> **AIM**
Write out all of the entries that follow, word for word, but skip the pictures.

> **SUPPLIED DATA**
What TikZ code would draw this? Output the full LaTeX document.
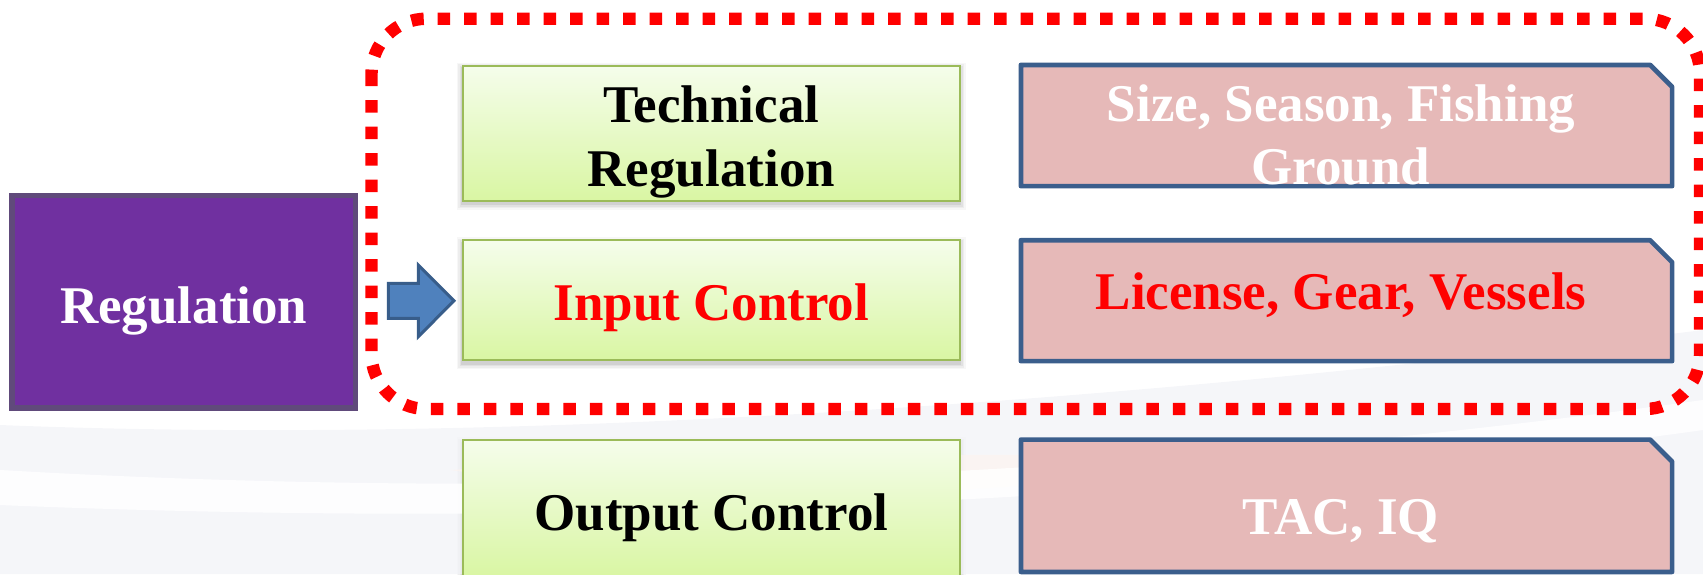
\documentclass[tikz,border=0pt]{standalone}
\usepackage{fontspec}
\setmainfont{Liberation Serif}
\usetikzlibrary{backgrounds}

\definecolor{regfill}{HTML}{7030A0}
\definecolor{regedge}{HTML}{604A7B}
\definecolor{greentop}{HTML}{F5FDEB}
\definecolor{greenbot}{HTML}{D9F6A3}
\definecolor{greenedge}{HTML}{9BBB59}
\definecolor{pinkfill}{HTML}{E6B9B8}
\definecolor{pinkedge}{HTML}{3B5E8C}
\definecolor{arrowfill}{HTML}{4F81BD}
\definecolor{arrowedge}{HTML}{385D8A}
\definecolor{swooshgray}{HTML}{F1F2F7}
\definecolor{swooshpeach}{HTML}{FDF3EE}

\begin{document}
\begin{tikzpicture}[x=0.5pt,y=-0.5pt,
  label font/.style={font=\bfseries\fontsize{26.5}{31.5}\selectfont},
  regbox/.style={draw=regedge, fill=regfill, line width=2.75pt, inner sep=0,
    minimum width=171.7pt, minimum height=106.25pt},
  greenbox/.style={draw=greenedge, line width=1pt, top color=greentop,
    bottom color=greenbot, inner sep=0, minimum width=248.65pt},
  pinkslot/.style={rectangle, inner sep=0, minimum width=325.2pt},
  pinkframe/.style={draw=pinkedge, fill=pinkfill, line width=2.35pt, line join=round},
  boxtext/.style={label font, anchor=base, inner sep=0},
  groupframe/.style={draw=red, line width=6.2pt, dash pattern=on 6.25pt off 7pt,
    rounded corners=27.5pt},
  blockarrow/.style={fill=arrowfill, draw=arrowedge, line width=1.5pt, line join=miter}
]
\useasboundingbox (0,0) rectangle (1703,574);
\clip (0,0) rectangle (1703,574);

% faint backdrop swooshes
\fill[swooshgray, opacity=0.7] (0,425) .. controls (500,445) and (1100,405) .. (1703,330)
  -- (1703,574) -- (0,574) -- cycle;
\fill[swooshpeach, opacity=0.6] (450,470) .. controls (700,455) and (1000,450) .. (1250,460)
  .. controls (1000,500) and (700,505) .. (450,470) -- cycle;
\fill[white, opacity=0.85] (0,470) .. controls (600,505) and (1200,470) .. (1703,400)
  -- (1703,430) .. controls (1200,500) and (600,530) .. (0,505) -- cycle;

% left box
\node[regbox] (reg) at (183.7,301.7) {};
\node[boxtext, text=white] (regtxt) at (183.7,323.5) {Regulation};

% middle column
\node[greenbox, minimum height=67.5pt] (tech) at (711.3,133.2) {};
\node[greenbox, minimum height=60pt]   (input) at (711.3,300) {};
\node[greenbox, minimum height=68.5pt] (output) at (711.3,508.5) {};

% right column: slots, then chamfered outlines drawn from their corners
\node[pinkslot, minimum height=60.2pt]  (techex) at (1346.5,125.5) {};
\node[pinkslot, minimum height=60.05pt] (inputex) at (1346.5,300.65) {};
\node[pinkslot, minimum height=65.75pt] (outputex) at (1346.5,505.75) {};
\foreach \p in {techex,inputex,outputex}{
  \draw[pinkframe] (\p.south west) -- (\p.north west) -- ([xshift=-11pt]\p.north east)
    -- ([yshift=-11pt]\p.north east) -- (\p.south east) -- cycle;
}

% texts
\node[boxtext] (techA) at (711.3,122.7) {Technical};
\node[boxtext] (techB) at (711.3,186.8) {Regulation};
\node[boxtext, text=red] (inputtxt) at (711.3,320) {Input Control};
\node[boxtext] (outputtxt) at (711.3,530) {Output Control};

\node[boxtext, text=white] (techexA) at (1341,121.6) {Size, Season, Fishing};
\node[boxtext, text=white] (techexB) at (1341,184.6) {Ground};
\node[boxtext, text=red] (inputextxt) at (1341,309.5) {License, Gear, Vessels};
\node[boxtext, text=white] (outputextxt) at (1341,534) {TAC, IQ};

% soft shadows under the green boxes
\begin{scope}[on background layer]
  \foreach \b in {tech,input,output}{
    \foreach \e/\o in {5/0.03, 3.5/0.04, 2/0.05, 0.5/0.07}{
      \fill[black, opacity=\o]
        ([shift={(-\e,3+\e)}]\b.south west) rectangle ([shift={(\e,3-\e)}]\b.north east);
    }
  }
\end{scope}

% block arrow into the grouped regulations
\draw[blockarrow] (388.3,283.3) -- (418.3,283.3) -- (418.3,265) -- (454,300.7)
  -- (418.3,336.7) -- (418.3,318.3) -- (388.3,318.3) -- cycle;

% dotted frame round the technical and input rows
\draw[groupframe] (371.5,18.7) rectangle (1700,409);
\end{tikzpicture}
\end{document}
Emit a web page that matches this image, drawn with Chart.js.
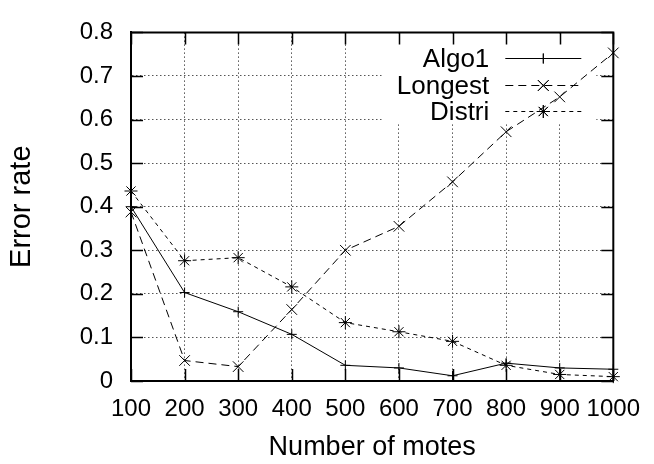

> **SOLUTION TO THIS TASK**
What TikZ code would draw this? Output the full LaTeX document.
\documentclass[tikz,border=0pt]{standalone}
\usepackage{fontspec}
\setmainfont{Liberation Serif}
\usetikzlibrary{backgrounds}

\definecolor{regfill}{HTML}{7030A0}
\definecolor{regedge}{HTML}{604A7B}
\definecolor{greentop}{HTML}{F5FDEB}
\definecolor{greenbot}{HTML}{D9F6A3}
\definecolor{greenedge}{HTML}{9BBB59}
\definecolor{pinkfill}{HTML}{E6B9B8}
\definecolor{pinkedge}{HTML}{3B5E8C}
\definecolor{arrowfill}{HTML}{4F81BD}
\definecolor{arrowedge}{HTML}{385D8A}
\definecolor{swooshgray}{HTML}{F1F2F7}
\definecolor{swooshpeach}{HTML}{FDF3EE}

\begin{document}
\begin{tikzpicture}[x=0.5pt,y=-0.5pt,
  label font/.style={font=\bfseries\fontsize{26.5}{31.5}\selectfont},
  regbox/.style={draw=regedge, fill=regfill, line width=2.75pt, inner sep=0,
    minimum width=171.7pt, minimum height=106.25pt},
  greenbox/.style={draw=greenedge, line width=1pt, top color=greentop,
    bottom color=greenbot, inner sep=0, minimum width=248.65pt},
  pinkslot/.style={rectangle, inner sep=0, minimum width=325.2pt},
  pinkframe/.style={draw=pinkedge, fill=pinkfill, line width=2.35pt, line join=round},
  boxtext/.style={label font, anchor=base, inner sep=0},
  groupframe/.style={draw=red, line width=6.2pt, dash pattern=on 6.25pt off 7pt,
    rounded corners=27.5pt},
  blockarrow/.style={fill=arrowfill, draw=arrowedge, line width=1.5pt, line join=miter}
]
\useasboundingbox (0,0) rectangle (1703,574);
\clip (0,0) rectangle (1703,574);

% faint backdrop swooshes
\fill[swooshgray, opacity=0.7] (0,425) .. controls (500,445) and (1100,405) .. (1703,330)
  -- (1703,574) -- (0,574) -- cycle;
\fill[swooshpeach, opacity=0.6] (450,470) .. controls (700,455) and (1000,450) .. (1250,460)
  .. controls (1000,500) and (700,505) .. (450,470) -- cycle;
\fill[white, opacity=0.85] (0,470) .. controls (600,505) and (1200,470) .. (1703,400)
  -- (1703,430) .. controls (1200,500) and (600,530) .. (0,505) -- cycle;

% left box
\node[regbox] (reg) at (183.7,301.7) {};
\node[boxtext, text=white] (regtxt) at (183.7,323.5) {Regulation};

% middle column
\node[greenbox, minimum height=67.5pt] (tech) at (711.3,133.2) {};
\node[greenbox, minimum height=60pt]   (input) at (711.3,300) {};
\node[greenbox, minimum height=68.5pt] (output) at (711.3,508.5) {};

% right column: slots, then chamfered outlines drawn from their corners
\node[pinkslot, minimum height=60.2pt]  (techex) at (1346.5,125.5) {};
\node[pinkslot, minimum height=60.05pt] (inputex) at (1346.5,300.65) {};
\node[pinkslot, minimum height=65.75pt] (outputex) at (1346.5,505.75) {};
\foreach \p in {techex,inputex,outputex}{
  \draw[pinkframe] (\p.south west) -- (\p.north west) -- ([xshift=-11pt]\p.north east)
    -- ([yshift=-11pt]\p.north east) -- (\p.south east) -- cycle;
}

% texts
\node[boxtext] (techA) at (711.3,122.7) {Technical};
\node[boxtext] (techB) at (711.3,186.8) {Regulation};
\node[boxtext, text=red] (inputtxt) at (711.3,320) {Input Control};
\node[boxtext] (outputtxt) at (711.3,530) {Output Control};

\node[boxtext, text=white] (techexA) at (1341,121.6) {Size, Season, Fishing};
\node[boxtext, text=white] (techexB) at (1341,184.6) {Ground};
\node[boxtext, text=red] (inputextxt) at (1341,309.5) {License, Gear, Vessels};
\node[boxtext, text=white] (outputextxt) at (1341,534) {TAC, IQ};

% soft shadows under the green boxes
\begin{scope}[on background layer]
  \foreach \b in {tech,input,output}{
    \foreach \e/\o in {5/0.03, 3.5/0.04, 2/0.05, 0.5/0.07}{
      \fill[black, opacity=\o]
        ([shift={(-\e,3+\e)}]\b.south west) rectangle ([shift={(\e,3-\e)}]\b.north east);
    }
  }
\end{scope}

% block arrow into the grouped regulations
\draw[blockarrow] (388.3,283.3) -- (418.3,283.3) -- (418.3,265) -- (454,300.7)
  -- (418.3,336.7) -- (418.3,318.3) -- (388.3,318.3) -- cycle;

% dotted frame round the technical and input rows
\draw[groupframe] (371.5,18.7) rectangle (1700,409);
\end{tikzpicture}
\end{document}
Emit a web page that matches this image, drawn with Chart.js.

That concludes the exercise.